I am not an outspoken person about my faith or otherwise. What I choose and how I live my life are my biggest testimonies. However, just because I happen to say less does not mean that I am ashamed to tell you what I believe.
I’ve been thinking about strength lately. My body seems to be getting weaker all the time. My muscles don’t function right, or well most of the time. My appendages and middle fluctuate from stiff as a poker to mushy as jello. It’s like stepping out across a cavern on a suspended bridge each day not knowing if it will hold. The fact of the matter is: my physical body is weakening. But something strange has happened over the years. As my outer strength has waned, my inner strength has flourished.
Where does my inner strength come from? Is it something I sought from within or from an outer force? Does strength just happen, or is it built? What does inner strength look like? How do I define it? How do you?
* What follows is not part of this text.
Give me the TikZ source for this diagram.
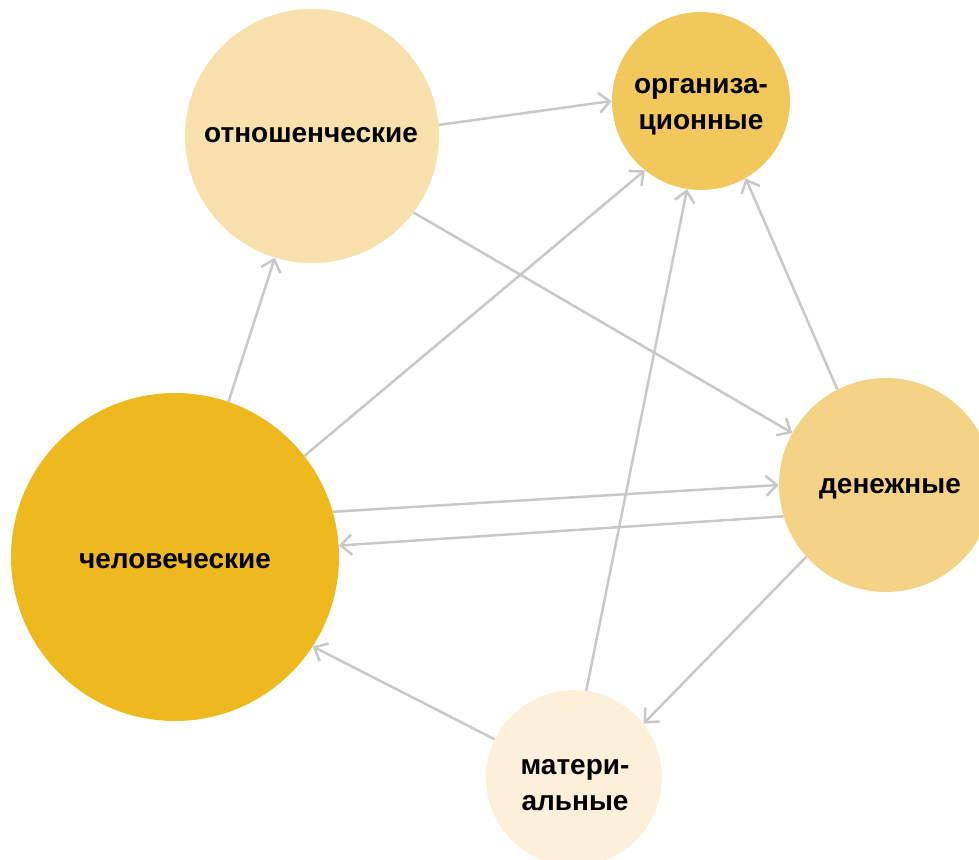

As people, we abhor weakness. We shy from it. It embarrasses us and causes us pain. We are taught to desire strength, whether it be physically or mentally. Strength usually equates to power of some sort—the power to lead, to be independent, or to control others.
But this is not how God defines strength. He says, “When you are weak, you are strong.” At least when living lives which are surrendered to him. He can take the youngest, smallest, defected, or most insignificant weak (inside or out) person and fortify them with strength. He did it over and over in the stories of the Bible. God seems to take special delight in working through those who fall in the “less than” category to help achieve mighty things. I think of Moses, David, Gideon, Esther, Samuel, a babe in a manger ect. . . . The list goes on.
What is the purpose of strength? Do we aim to become strong simply for our own gain? In God’s economy strength is used not only to better our own lives but to raise others up as well.
I believe inner strength is built on faith or perhaps a result of it. Like physical work strengthens muscles, so does our faith exercises our strength. We grow stronger when we trust and believe. Like an arch is strong because it spreads the tension of weight outward, so are we.
We bend and often break under the direct pressure of our various burdens. Christ’s presence in our life acts as the arch. He bears our weakness, making us more pliable, teachable, and thus stronger.
I think of this verse as I close. 2 Cor. 12:9 – My grace is sufficient for you, for my power is made perfect in weakness. I remind myself of this often. The promise of these words helps me live in this weak body of mine. Knowing that I don’t have to be strong in my merit alone frees me from fear, sorrow, and anger over my physical condition. (Not to say that my condition doesn’t figuratively trip me up sometimes.) This strengthens my faith, believing that God can use even the weak things of my life for some greater purpose. Praise be to God that he specializes in empowering weak things.